Since March 2003, when the Marshall County Historical Society entered into a lease agreement with the City of Glen Dale to preserve the Cockayne property, the Society has focused on preserving the House and its valuable contents. Completion of the roof replacement phase of the project, underground electric service and restoration of the Cockayne Mound are accomplishments visible to the community. Less visible is the work inside the house. Since October, 2004, Jamie and Emma Vosvick, preservation archaeologists, have donated hundreds of hours categorizing the written documents and identifying and logging each item within the house.
As the written documents were reviewed and researched, the prominence of the Cockayne Farm became ever more evident. Samuel A. J. Cockayne (1841-1904 ) brought the farm to international prominence for the fine Merino wool it produced. He purchased purebred stock (hogs, sheep and cattle) from distant farms to cull fine herds of livestock. In addition to winning a medal and diploma for “one fleece of good Merino Wool” at the International Centennial Exhibition in Philadelphia in 1876, British and Australian breeders requested the pedigree of his animals at the Exhibition held in Paris, France in1878. That year, the Cockayne entry again won notice. In honor of its status, Samuel Cockayne commissioned an engraved print of the Cockayne Farm “sketched from life,” by S. B. Smith, which print was distributed in an 1877 Illustrated Atlas of the Upper Ohio River Valley from Pittsburgh to Cincinnati. The certificates, bronze medal, exhibit book and several letters regarding these exhibitions, awards and the engraved print remain in the house.
What was once a sprawling 567 acre farm spanning all of lower Glen Dale from the banks of the Ohio River on the west and across the valley to the top of the hillsides on the east is now encapsulated in less than ½ acre. One major challenge to the Society’s preservation work is how to provide adequate parking and federally mandated handicapped accessible facilities within the limited space available. The Society is now expanding its efforts to assist the City in securing funding to purchase the south front lot where Sam Cockayne was so often observed tending his lawn as well as the Lisa Cockayne House, historically connected to the property.

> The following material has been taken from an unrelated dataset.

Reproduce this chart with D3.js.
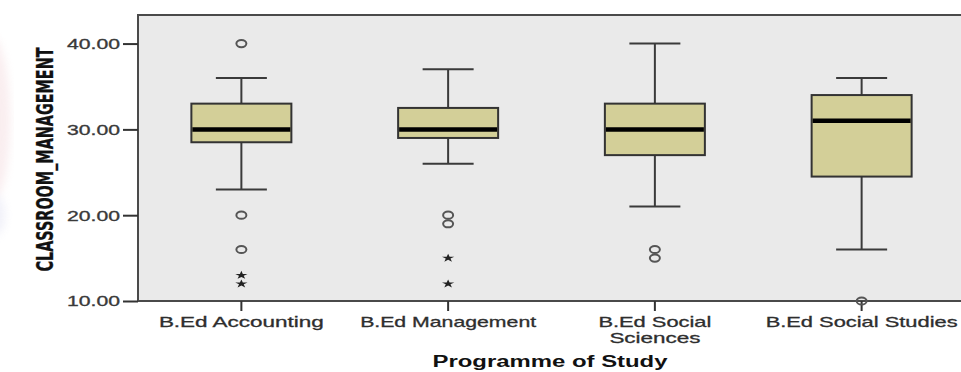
<!DOCTYPE html>
<html>
<head>
<meta charset="utf-8">
<script src="https://cdn.jsdelivr.net/npm/d3@7"></script>
<style>
  html, body { margin: 0; padding: 0; background: #ffffff; }
  svg { display: block; }
</style>
</head>
<body>
<svg id="chart" width="961" height="372"></svg>
<script>
// Boxplot of classroom management scores by programme of study
const categories = ["B.Ed Accounting", "B.Ed Management", "B.Ed Social Sciences", "B.Ed Social Studies"];
const categoryLines = [["B.Ed Accounting"], ["B.Ed Management"], ["B.Ed Social", "Sciences"], ["B.Ed Social Studies"]];
const whiskerLow  = [23, 26, 21, 16];
const q1          = [28.5, 29, 27, 24.5];
const median      = [30, 30, 30, 31];
const q3          = [33, 32.5, 33, 34];
const whiskerHigh = [36, 37, 40, 36];
// outliers (circles) and extreme values (stars)
const outlierCircles = [[40, 20, 16], [20, 19], [16, 15], [10]];
const extremeStars   = [[13, 12], [15, 12], [], []];
const yTicks = [10, 20, 30, 40];

const svg = d3.select("#chart");
const plot = { left: 138, right: 965, top: 15, bottom: 301 };

const x = d3.scaleBand().domain(categories).range([plot.left, plot.right]).padding(0);
const y = d3.scaleLinear().domain([10, 43.33]).range([plot.bottom, plot.top]);

const boxW = 100, capW = 51;
const fontFam = "Arial, 'Liberation Sans', Helvetica, sans-serif";

// faint page mark along the left edge
const defs = svg.append("defs");
defs.append("filter").attr("id", "soft").append("feGaussianBlur").attr("stdDeviation", 4);
const mark = svg.append("g").attr("filter", "url(#soft)").attr("opacity", 0.4);
mark.append("ellipse").attr("cx", -10).attr("cy", 120).attr("rx", 20).attr("ry", 85).attr("fill", "#f2d4d8");
mark.append("ellipse").attr("cx", -8).attr("cy", 215).attr("rx", 13).attr("ry", 22).attr("fill", "#dcdcf0");

// panel
svg.append("rect")
  .attr("x", plot.left).attr("y", plot.top)
  .attr("width", plot.right - plot.left).attr("height", plot.bottom - plot.top)
  .attr("fill", "#eaeaea").attr("stroke", "#4a4a4a").attr("stroke-width", 2);

// y axis
const yAxis = svg.append("g")
  .attr("transform", `translate(${plot.left},0)`)
  .call(d3.axisLeft(y).tickValues(yTicks).tickSize(15).tickPadding(3).tickFormat(d3.format(".2f")));
yAxis.select(".domain").remove();
yAxis.selectAll(".tick line").attr("stroke", "#333").attr("stroke-width", 2);
yAxis.selectAll(".tick text")
  .attr("font-family", fontFam).attr("font-size", 15.5).attr("fill", "#3a3a3a")
  .attr("stroke", "#3a3a3a").attr("stroke-width", 0.35)
  .attr("textLength", 53).attr("lengthAdjust", "spacingAndGlyphs");

// x axis
const xAxis = svg.append("g")
  .attr("transform", `translate(0,${plot.bottom})`)
  .call(d3.axisBottom(x).tickSize(10).tickFormat(""));
xAxis.select(".domain").remove();
xAxis.selectAll(".tick line").attr("stroke", "#333").attr("stroke-width", 2);

const labelWidths = [[165], [176], [113, 91], [192]];
categories.forEach((c, i) => {
  const cx = x(c) + x.bandwidth() / 2;
  categoryLines[i].forEach((ln, j) => {
    svg.append("text")
      .attr("x", cx).attr("y", 327 + j * 16)
      .attr("text-anchor", "middle")
      .attr("font-family", fontFam).attr("font-size", 14.5).attr("fill", "#2e2e2e")
      .attr("stroke", "#2e2e2e").attr("stroke-width", 0.3)
      .attr("textLength", labelWidths[i][j]).attr("lengthAdjust", "spacingAndGlyphs")
      .text(ln);
  });
});

// axis titles
svg.append("text")
  .attr("x", 550).attr("y", 366.5)
  .attr("text-anchor", "middle")
  .attr("font-family", fontFam).attr("font-size", 16).attr("font-weight", "bold").attr("fill", "#111")
  .attr("textLength", 235).attr("lengthAdjust", "spacingAndGlyphs")
  .text("Programme of Study");

svg.append("text")
  .attr("transform", `translate(52.5,159.5) rotate(-90)`)
  .attr("text-anchor", "middle")
  .attr("font-family", "'Liberation Sans Narrow', 'DejaVu Sans Condensed', Arial, sans-serif")
  .attr("font-size", 22.5).attr("font-weight", "bold").attr("fill", "#111")
  .attr("stroke", "#111").attr("stroke-width", 0.3)
  .attr("textLength", 224).attr("lengthAdjust", "spacingAndGlyphs")
  .text("CLASSROOM_MANAGEMENT");

// boxes
const g = svg.append("g");
categories.forEach((c, i) => {
  const cx = x(c) + x.bandwidth() / 2;
  const grp = g.append("g");
  // whiskers
  grp.append("line").attr("x1", cx).attr("x2", cx).attr("y1", y(whiskerHigh[i])).attr("y2", y(q3[i]))
    .attr("stroke", "#3a3a3a").attr("stroke-width", 2);
  grp.append("line").attr("x1", cx).attr("x2", cx).attr("y1", y(q1[i])).attr("y2", y(whiskerLow[i]))
    .attr("stroke", "#3a3a3a").attr("stroke-width", 2);
  [whiskerHigh[i], whiskerLow[i]].forEach(v => {
    grp.append("line").attr("x1", cx - capW / 2).attr("x2", cx + capW / 2).attr("y1", y(v)).attr("y2", y(v))
      .attr("stroke", "#3a3a3a").attr("stroke-width", 2);
  });
  // box
  grp.append("rect")
    .attr("x", cx - boxW / 2).attr("y", y(q3[i]))
    .attr("width", boxW).attr("height", y(q1[i]) - y(q3[i]))
    .attr("fill", "#d3cf98").attr("stroke", "#333").attr("stroke-width", 2);
  // median
  grp.append("line").attr("x1", cx - boxW / 2 + 1).attr("x2", cx + boxW / 2 - 1)
    .attr("y1", y(median[i])).attr("y2", y(median[i]))
    .attr("stroke", "#000").attr("stroke-width", 4.5);
  // outliers
  outlierCircles[i].forEach(v => {
    grp.append("ellipse").attr("cx", cx).attr("cy", y(v)).attr("rx", 5).attr("ry", 3.6)
      .attr("fill", "none").attr("stroke", "#555").attr("stroke-width", 2);
  });
  extremeStars[i].forEach(v => {
    grp.append("path")
      .attr("d", d3.symbol(d3.symbolStar, 30)())
      .attr("transform", `translate(${cx},${y(v)}) scale(1.25,0.85)`)
      .attr("fill", "#222");
  });
});
</script>
</body>
</html>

The Society’s vision for the south lot is to plant trees and flowers to not only enhance the project but to be used for educational activities as well as artisan and fundraising events. Perhaps weddings and other social events could be planned on the south lawn with the House as a backdrop. Lisa Cockayne’s House was built by the Cockaynes in the 19th Century, and it is said to be the house lived in by the family while the big house was built. If this smaller home was reunited to the property, it would not only provide the required bathroom and other handicapped accessible facilities, but it could serve as a welcome center and gift shop.
“The change of emphasis from house to farm is important,” pointed out Society President Elliott Grisell. “Prior to the mid-Twentieth Century, agriculture was West Virginia's primary source of income. By 1952, only coal surpassed agriculture as income for the State, and sheep or wool was a big part of that agriculture market.” Grisell went on to add that, “In 1922, the fair market value of wool produced by West Virginia was worth ten million dollars, and Marshall County led the state in total number of sheep. By 1954, wool was bringing in $4,000,000 a year to West Virginia farmers, much of its fine quality wool bringing the highest market price. Thus, not only was agriculture important to West Virginia’s economy, but it was important to Marshall County farmers as well. To bring the emphasis to the farm expands the scope of our very important work.”